You can verify the effect from the command line by producing data and inspecting the topic’s on-disk size, or by checking the configured codec on a topic:

kafka-configs.sh --bootstrap-server broker1:9092 \
  --entity-type topics --entity-name orders --describe

Output:

Dynamic configs for topic orders are:
  compression.type=producer sensitive=false synonyms={...}

The value producer confirms the broker is honoring whatever codec the producer chose — no server-side recompression.

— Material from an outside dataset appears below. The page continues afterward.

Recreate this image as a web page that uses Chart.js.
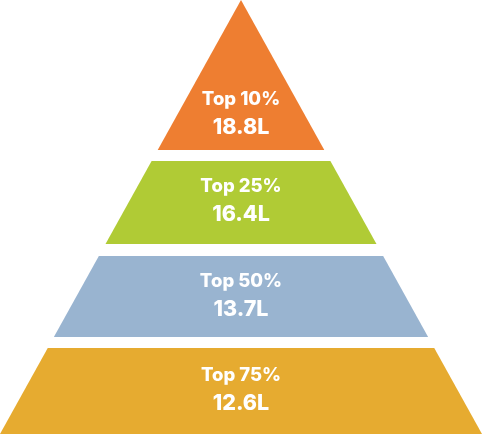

Warning: zstd requires Kafka 2.1+ on both producers and brokers, and consumers must use a client that supports it. In a mixed-version fleet, confirm every consumer can decompress before switching to zstd, or older consumers will fail to read the topic.

Measuring the trade-off

Don’t guess — measure. Send a representative sample with each codec and compare producer-side metrics: compression-rate-avg (closer to 0 is better compression), request-size-avg, and record-send-rate. Also watch producer CPU. Often the ratio difference between zstd and lz4 is small while the CPU difference is meaningful, so the “best” choice is workload-specific.

Best Practices

Default to zstd for text/JSON payloads; switch to lz4 when latency and CPU headroom are tighter than storage budget.
Never compress already-compressed data (images, protobuf, parquet) — use none to avoid wasting CPU for no gain.
Increase batch.size and add a small linger.ms so batches are large enough for the codec to find redundancy.
Leave broker/topic compression.type at producer to avoid expensive server-side recompression.
Validate codec support across all producers, brokers, and consumers before rolling out zstd in a mixed-version cluster.
Treat compression as one knob in your throughput tuning — measure compression-rate-avg and producer CPU together rather than maximizing ratio blindly.